Watching You Without Me by Lynn Coady
Reviewed in Quill & Quire
September 2019
Publisher: House of Anansi Press
After four novels, two short-story collections (including the 2013 Scotiabank Giller Prize–winning Hellgoing), and appearances in myriad journals and anthologies, we’ve come to expect a certain level of excellence from Lynn Coady. Though less forceful and energetic than some of the author’s previous work, Watching You Without Me lives up to this expectation.
The novel opens with Karen, back home in Nova Scotia for the first time in more than a decade and dealing with the aftermath of her mother’s death from cancer. Aside from unpacking her guilt and grief, Karen also finds herself thrust into the role of caregiver for her older sister, Kelli, who was born with a developmental disability. The combination is understandably discombobulating: Karen slips back into caring for Kelli (as she did as a teenager) with surprising ease, yet the lack of her mother’s steadying presence constantly throws off her emotional balance.
Into this mix Coady introduces Trevor, a home-care worker hired to help with Kelli when her mother’s health began to deteriorate. Trevor is an overbearing narcissist who from the outset is pretty obviously not on the level, but Karen is blind (wilfully or otherwise) to his faults because he’s also convenient: being Kelli’s caregiver is an all-encompassing task, and having Trevor to rely on – even if it means consciously silencing the alarm bells ringing in her brain – is easier than trying to do it all alone. This is something Karen has consciously decided not to do. After watching her mother give up everything else in her life to take care of Kelli (the girls’ father died when they were young), Karen has always been determined that, as much as she loves her sister, she would not follow the same path. “Let’s face it, by the time I turned twenty I found that I’d done enough caregiving to last a lifetime. And let’s just say I made that known.”
The story that unfurls is largely predictable, but that’s not necessarily a criticism. In Karen’s first-person narration, Coady creates a very conversational tone, with Karen acknowledging throughout that she is, in fact, telling us a story. The result is that as each small twist in her situation is revealed, our reactions are much like those we’d experience chatting with a friend: the disbelieving gasp because what we’ve imagined in the lead-up to the revelation in fact came to pass, or the head shake and chuckle because we all know Karen should have seen that one coming.
Though the increasingly dangerous situation with Trevor frames the narrative, at its core, Watching You Without Me is about the relationships between Karen, Kelli, and their mother, Irene. But given that Irene is dead and Kelli is minimally verbal, most of the drama is related via Karen and Trevor, in the form of their bizarre family unit and through conversations regarding Karen’s recollections of her relationship with Irene.
These memories tend to serve two purposes.
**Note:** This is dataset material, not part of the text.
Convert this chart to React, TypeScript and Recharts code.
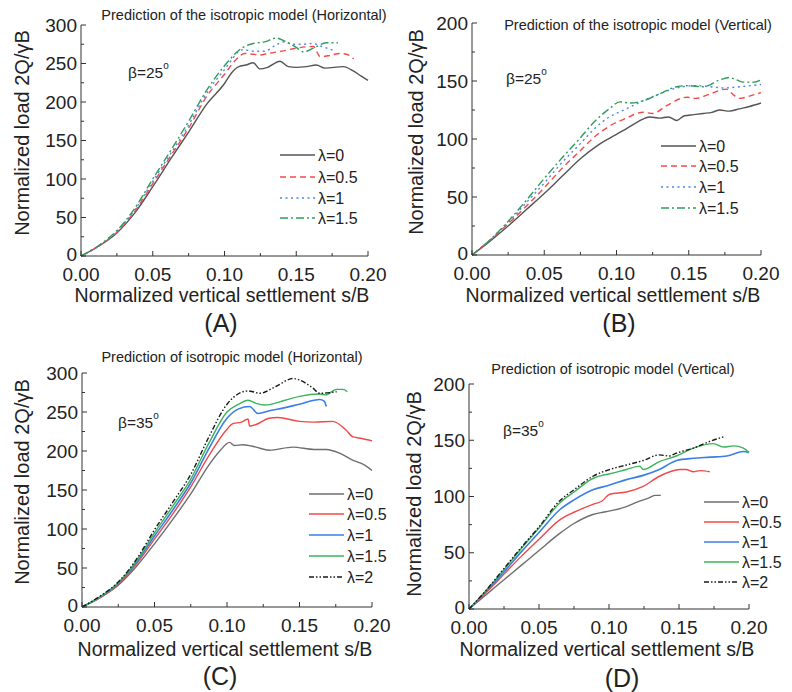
import React from "react";
import { LineChart, Line, XAxis, YAxis } from "recharts";

type Pt = [number, number];

// s/B values on x, normalized load 2Q/γB on y
const X_TICKS = [0, 0.025, 0.05, 0.075, 0.1, 0.125, 0.15, 0.175, 0.2];
const Y_TICKS_300 = [0, 25, 50, 75, 100, 125, 150, 175, 200, 225, 250, 275, 300];
const Y_TICKS_200 = [0, 25, 50, 75, 100, 125, 150, 175, 200];

// (A) horizontal, beta = 25
const A_L0: Pt[] = [[0,0],[0.0125,13],[0.025,30],[0.0375,56],[0.05,90],[0.0625,126],[0.075,161],[0.0875,197],[0.1,224],[0.105,238],[0.11,246],[0.115,248],[0.12,251],[0.1247,243],[0.13,245],[0.1387,253],[0.1445,246],[0.15,245],[0.157,246],[0.164,248],[0.17,244],[0.1828,246],[0.19,240],[0.195,234],[0.2,228]];
const A_L05: Pt[] = [[0,0],[0.0125,13],[0.025,31],[0.0375,58],[0.05,94],[0.0625,130],[0.075,166],[0.0875,207],[0.1,236],[0.108,255],[0.114,263],[0.12,262],[0.1247,261],[0.13,263],[0.14,266],[0.15,270],[0.162,272],[0.1666,259],[0.172,260],[0.1805,263],[0.185,262],[0.19,256]];
const A_L1: Pt[] = [[0,0],[0.0125,13],[0.025,32],[0.0375,60],[0.05,97],[0.0625,133],[0.075,170],[0.0875,211],[0.1,242],[0.113,268],[0.12,266],[0.128,266],[0.135,273],[0.141,278],[0.148,275],[0.155,275],[0.161,276],[0.168,272],[0.176,267]];
const A_L15: Pt[] = [[0,0],[0.0125,14],[0.025,33],[0.0375,62],[0.05,100],[0.0625,137],[0.075,175],[0.0875,215],[0.1,247],[0.112,270],[0.12,276],[0.128,278],[0.136,283],[0.142,279],[0.15,271],[0.155,265],[0.162,270],[0.171,277],[0.179,277]];

// (B) vertical, beta = 25
const B_L0: Pt[] = [[0,0],[0.0125,12],[0.025,25],[0.0375,39],[0.05,53],[0.0625,68],[0.075,83],[0.0875,95],[0.1,104],[0.107,109],[0.115,115],[0.123,119],[0.13,118],[0.136,119],[0.1416,116],[0.147,120],[0.1535,121],[0.16,122],[0.166,123],[0.1716,125],[0.178,124],[0.185,126],[0.192,128],[0.2,131]];
const B_L05: Pt[] = [[0,0],[0.0125,13],[0.025,27],[0.0375,42],[0.05,58],[0.0625,75],[0.075,90],[0.084,101],[0.095,111],[0.105,117],[0.1186,123],[0.125,122],[0.135,129],[0.1486,136],[0.155,135],[0.165,139],[0.176,143],[0.181,138],[0.185,135],[0.192,137],[0.2,140]];
const B_L1: Pt[] = [[0,0],[0.0125,13],[0.025,28],[0.0375,45],[0.05,62],[0.0625,80],[0.075,96],[0.084,108],[0.095,119],[0.105,125],[0.1186,133],[0.13,139],[0.1416,144],[0.1555,146],[0.165,145],[0.175,144],[0.185,145],[0.2,147]];
const B_L15: Pt[] = [[0,0],[0.0125,13],[0.025,29],[0.0375,47],[0.05,66],[0.0625,84],[0.075,101],[0.084,114],[0.095,126],[0.1024,132],[0.11,131],[0.1186,133],[0.13,139],[0.1416,145],[0.15,146],[0.16,145],[0.1716,151],[0.178,153],[0.183,151],[0.188,149],[0.195,149],[0.2,151]];

// (C) horizontal, beta = 35
const C_L0: Pt[] = [[0,0],[0.0125,12],[0.025,28],[0.0375,52],[0.05,81],[0.0625,112],[0.075,145],[0.0875,182],[0.095,200],[0.1018,211],[0.105,207],[0.111,208],[0.12,205],[0.129,201],[0.1455,205],[0.16,202],[0.1685,202],[0.178,197],[0.187,188],[0.195,182],[0.2,175]];
const C_L05: Pt[] = [[0,0],[0.0125,12],[0.025,29],[0.0375,55],[0.05,87],[0.0625,119],[0.075,154],[0.0875,194],[0.1,228],[0.104,235],[0.11,237],[0.1145,241],[0.1156,232],[0.12,234],[0.129,242],[0.135,243],[0.15,238],[0.16,237],[0.173,238],[0.182,227],[0.187,218],[0.193,216],[0.2,213]];
const C_L1: Pt[] = [[0,0],[0.0125,13],[0.025,30],[0.0375,57],[0.05,91],[0.0625,124],[0.075,159],[0.0875,203],[0.1,242],[0.108,254],[0.1156,257],[0.1214,248],[0.13,252],[0.1386,255],[0.15,260],[0.164,266],[0.167,264],[0.1685,257]];
const C_L15: Pt[] = [[0,0],[0.0125,13],[0.025,31],[0.0375,59],[0.05,95],[0.0625,129],[0.075,164],[0.0875,210],[0.1,250],[0.108,260],[0.1145,265],[0.12,261],[0.126,259],[0.14,265],[0.15,270],[0.164,273],[0.168,272],[0.1756,279],[0.18,279],[0.183,276]];
const C_L2: Pt[] = [[0,0],[0.0125,14],[0.025,32],[0.0375,61],[0.05,99],[0.0625,134],[0.075,170],[0.0875,218],[0.1,260],[0.104,268],[0.1145,277],[0.118,276],[0.1225,274],[0.134,283],[0.1455,293],[0.15,291],[0.159,281],[0.164,274],[0.1756,276]];

// (D) vertical, beta = 35
const D_L0: Pt[] = [[0,0],[0.0125,13],[0.025,26],[0.0375,39],[0.05,52],[0.0646,67],[0.075,76],[0.0885,84],[0.0957,86],[0.1,87],[0.1124,91],[0.12,95],[0.129,99],[0.133,101],[0.137,101]];
const D_L05: Pt[] = [[0,0],[0.0125,15],[0.025,31],[0.0375,47],[0.05,62],[0.0646,79],[0.075,86],[0.0885,93],[0.095,96],[0.1005,102],[0.1124,104],[0.1244,109],[0.136,118],[0.1507,124],[0.155,124],[0.1603,122],[0.165,123],[0.172,122]];
const D_L1: Pt[] = [[0,0],[0.0125,16],[0.025,33],[0.0375,51],[0.05,68],[0.0646,88],[0.075,97],[0.0885,106],[0.1,110],[0.1124,115],[0.125,119],[0.136,124],[0.1483,132],[0.16,134],[0.172,135],[0.1842,136],[0.1962,140],[0.2,139]];
const D_L15: Pt[] = [[0,0],[0.0125,17],[0.025,35],[0.0375,54],[0.05,72],[0.0646,94],[0.075,104],[0.0885,116],[0.0957,119],[0.1,120],[0.1124,124],[0.122,127],[0.1245,124],[0.136,131],[0.148,136],[0.1603,143],[0.1746,147],[0.1818,144],[0.189,145],[0.196,143],[0.2,139]];
const D_L2: Pt[] = [[0,0],[0.0125,17],[0.025,36],[0.0375,55],[0.05,73],[0.0646,96],[0.075,106],[0.0885,118],[0.1005,124],[0.1124,128],[0.1244,132],[0.136,137],[0.143,136],[0.148,138.5],[0.1603,143],[0.172,149],[0.1818,153]];

const FONT = "'Liberation Sans', Arial, sans-serif";
const AXIS = "#333";

type Series = { name: string; data: Pt[]; color: string; dash?: string; width?: number };

// dashed styles for the beta=25 panels, solid for the beta=35 panels
const styled25 = (l0: Pt[], l05: Pt[], l1: Pt[], l15: Pt[]): Series[] => [
  { name: "λ=0", data: l0, color: "#555" },
  { name: "λ=0.5", data: l05, color: "#f24b4b", dash: "6 4" },
  { name: "λ=1", data: l1, color: "#4a88ec", dash: "2 3.5" },
  { name: "λ=1.5", data: l15, color: "#2f9e58", dash: "8 3 2 3" },
];
const styled35 = (l0: Pt[], l05: Pt[], l1: Pt[], l15: Pt[], l2: Pt[]): Series[] => [
  { name: "λ=0", data: l0, color: "#6e6e6e" },
  { name: "λ=0.5", data: l05, color: "#f04848" },
  { name: "λ=1", data: l1, color: "#3a7ee6", width: 1.6 },
  { name: "λ=1.5", data: l15, color: "#3bb35a" },
  { name: "λ=2", data: l2, color: "#1a1a1a", dash: "5 2 1.5 2 1.5 2" },
];

type Panel = {
  key: string;
  x: number; y: number; w: number; h: number;
  margin: { top: number; right: number; bottom: number; left: number };
  yMax: number; yTicks: number[]; yMajor: number;
  series: Series[];
  title: string; titleX: number; titleY: number;
  yTitleX: number; yTitleY: number;
  xTitleX: number; xTitleY: number;
  letter: string; letterX: number; letterY: number;
  beta: string; betaX: number; betaY: number;
  legX: number; legRows: number[];
};

const PANELS: Panel[] = [
  {
    key: "A", x: 0, y: 0, w: 396, h: 346,
    margin: { top: 25, right: 28, bottom: 60, left: 41 },
    yMax: 300, yTicks: Y_TICKS_300, yMajor: 50,
    series: styled25(A_L0, A_L05, A_L1, A_L15),
    title: "Prediction of the isotropic model (Horizontal)", titleX: 244, titleY: 15,
    yTitleX: 22, yTitleY: 133, xTitleX: 222, xTitleY: 295,
    letter: "(A)", letterX: 221, letterY: 323,
    beta: "β=25", betaX: 128, betaY: 72,
    legX: 280, legRows: [155, 177, 198, 218],
  },
  {
    key: "B", x: 396, y: 0, w: 396, h: 346,
    margin: { top: 23, right: 31, bottom: 61, left: 36 },
    yMax: 200, yTicks: Y_TICKS_200, yMajor: 50,
    series: styled25(B_L0, B_L05, B_L1, B_L15),
    title: "Prediction of the isotropic model (Vertical)", titleX: 638, titleY: 25,
    yTitleX: 416, yTitleY: 132, xTitleX: 613, xTitleY: 295,
    letter: "(B)", letterX: 619, letterY: 323,
    beta: "β=25", betaX: 506, betaY: 78,
    legX: 661, legRows: [146, 166, 187, 208],
  },
  {
    key: "C", x: 0, y: 340, w: 396, h: 352,
    margin: { top: 33, right: 24, bottom: 55, left: 42 },
    yMax: 300, yTicks: Y_TICKS_300, yMajor: 50,
    series: styled35(C_L0, C_L05, C_L1, C_L15, C_L2),
    title: "Prediction of isotropic model (Horizontal)", titleX: 232, titleY: 357,
    yTitleX: 22, yTitleY: 482, xTitleX: 225, xTitleY: 649,
    letter: "(C)", letterX: 220, letterY: 676,
    beta: "β=35", betaX: 118, betaY: 422,
    legX: 309, legRows: [494, 514, 535, 556, 577],
  },
  {
    key: "D", x: 396, y: 340, w: 396, h: 352,
    margin: { top: 44, right: 43, bottom: 53, left: 33 },
    yMax: 200, yTicks: Y_TICKS_200, yMajor: 50,
    series: styled35(D_L0, D_L05, D_L1, D_L15, D_L2),
    title: "Prediction of isotropic model (Vertical)", titleX: 613, titleY: 369,
    yTitleX: 414, yTitleY: 494, xTitleX: 607, xTitleY: 649,
    letter: "(D)", letterX: 622, letterY: 678,
    beta: "β=35", betaX: 503, betaY: 430,
    legX: 704, legRows: [502, 522, 542, 562, 582],
  },
];

const isMultiple = (v: number, step: number) => Math.abs(v / step - Math.round(v / step)) < 1e-6;

const XTick = (props: any) => {
  const { x, y, payload } = props;
  const major = isMultiple(payload.value, 0.05);
  return (
    <g>
      <line x1={x} x2={x} y1={y} y2={y - (major ? 5 : 3)} stroke={AXIS} />
      {major && (
        <text x={x} y={y + 18} textAnchor="middle" dominantBaseline="central" fontSize={19} fontFamily={FONT} fill="#222">
          {payload.value.toFixed(2)}
        </text>
      )}
    </g>
  );
};

const makeYTick = (step: number) => (props: any) => {
  const { x, y, payload } = props;
  const major = isMultiple(payload.value, step);
  return (
    <g>
      <line x1={x} x2={x + (major ? 5 : 3)} y1={y} y2={y} stroke={AXIS} />
      {major && (
        <text x={x - 4} y={payload.value === 0 ? y - 2 : y} textAnchor="end" dominantBaseline="central" fontSize={19} fontFamily={FONT} fill="#222">
          {payload.value}
        </text>
      )}
    </g>
  );
};

function PanelChart({ p }: { p: Panel }) {
  const YTick = makeYTick(p.yMajor);
  return (
    <div style={{ position: "absolute", left: p.x, top: p.y }}>
      <LineChart width={p.w} height={p.h} margin={p.margin}>
        <XAxis
          dataKey="s"
          type="number"
          domain={[0, 0.2]}
          ticks={X_TICKS}
          interval={0}
          tickLine={false}
          tickSize={0}
          tickMargin={0}
          height={30}
          axisLine={{ stroke: AXIS }}
          tick={<XTick />}
        />
        <YAxis
          type="number"
          domain={[0, p.yMax]}
          ticks={p.yTicks}
          interval={0}
          tickLine={false}
          tickSize={0}
          tickMargin={0}
          width={40}
          axisLine={{ stroke: AXIS }}
          tick={<YTick />}
        />
        {p.series.map((s) => (
          <Line
            key={s.name}
            data={s.data.map(([sv, v]) => ({ s: sv, v }))}
            dataKey="v"
            type="monotone"
            stroke={s.color}
            strokeWidth={s.width ?? 1.4}
            strokeDasharray={s.dash}
            dot={false}
            isAnimationActive={false}
          />
        ))}
      </LineChart>
    </div>
  );
}

function PanelText({ p }: { p: Panel }) {
  return (
    <g fontFamily={FONT} fill="#222">
      <text x={p.titleX} y={p.titleY} textAnchor="middle" dominantBaseline="central" fontSize={14.5}>
        {p.title}
      </text>
      <text
        x={p.yTitleX}
        y={p.yTitleY}
        textAnchor="middle"
        dominantBaseline="central"
        fontSize={20}
        transform={`rotate(-90 ${p.yTitleX} ${p.yTitleY})`}
      >
        Normalized load 2Q/γB
      </text>
      <text x={p.xTitleX} y={p.xTitleY} textAnchor="middle" dominantBaseline="central" fontSize={19.5}>
        Normalized vertical settlement s/B
      </text>
      <text x={p.letterX} y={p.letterY} textAnchor="middle" dominantBaseline="central" fontSize={25}>
        {p.letter}
      </text>
      <text x={p.betaX} y={p.betaY} dominantBaseline="central" fontSize={15.5}>
        {p.beta}
        <tspan fontSize={10} dy={-7}>o</tspan>
      </text>
      {p.series.map((s, i) => (
        <g key={s.name}>
          <line
            x1={p.legX}
            x2={p.legX + 35}
            y1={p.legRows[i]}
            y2={p.legRows[i]}
            stroke={s.color}
            strokeWidth={s.width ?? 1.4}
            strokeDasharray={s.dash}
          />
          <text x={p.legX + 38} y={p.legRows[i]} dominantBaseline="central" fontSize={16}>
            {s.name}
          </text>
        </g>
      ))}
    </g>
  );
}

export default function App() {
  return (
    <div style={{ position: "absolute", left: 0, top: 0, width: 792, height: 692, background: "#fff" }}>
      {PANELS.map((p) => (
        <PanelChart key={p.key} p={p} />
      ))}
      <svg
        width={792}
        height={692}
        style={{ position: "absolute", left: 0, top: 0, pointerEvents: "none" }}
      >
        {PANELS.map((p) => (
          <PanelText key={p.key} p={p} />
        ))}
      </svg>
    </div>
  );
}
The first is to frame Karen’s selfishness in her younger years and the lingering defiance that informed her at the time. (Karen remembers their mother introducing Kelli to Karen’s religion class and telling them Kelli’s not just special, she’s extra-special. Karen’s recollection is marked by a high degree of petulance: “And if I hadn’t been eleven years old at the time I would have been thinking words along the lines of oh, for fuck’s sake.”)
But the second purpose is to show Karen’s maturity and growing understanding of Irene’s actions and motivations. When Karen herself suddenly comes to the realization that she doesn’t want to go back to Toronto and put Kelli into a residential facility (“one of those places”) as her mother had pre-arranged before her death, it evokes a buoyancy in her akin to the relief one feels when walking away from a dead-end job or a toxic relationship.
Because as much as this is a novel about family, it’s also a mid-life coming-of-age story about a woman who’s been ticking along in life, weathering its ups and downs (including a failed marriage complete with messy divorce), and generally accepting her mother’s responses of “I’m fine, it’s fine” as a convenient truth, to everyone’s detriment.
Coady is unsentimental in her assessment of this reality, and Karen is a sharp-tongued witness to her own evolution. Coady dedicates the novel to “the caregivers,” which should be a tip-off that readers are expected to afford Karen the benefit of the doubt and no small measure of sympathy. And we do, in large part because she’s funny and self-deprecating and a complete mess, dealing with a situation (albeit an extreme example of one) that anyone with a dependent or aging parent could easily find themselves in.
With Watching You Without Me, Coady showcases just how smooth her writing is. Though a couple of questions remain unanswered as the book draws to a close, the loose ends seem inconsequential when weighed against the much greater success of Coady’s expertly rendered characters, easy reading plot, and excellent pacing.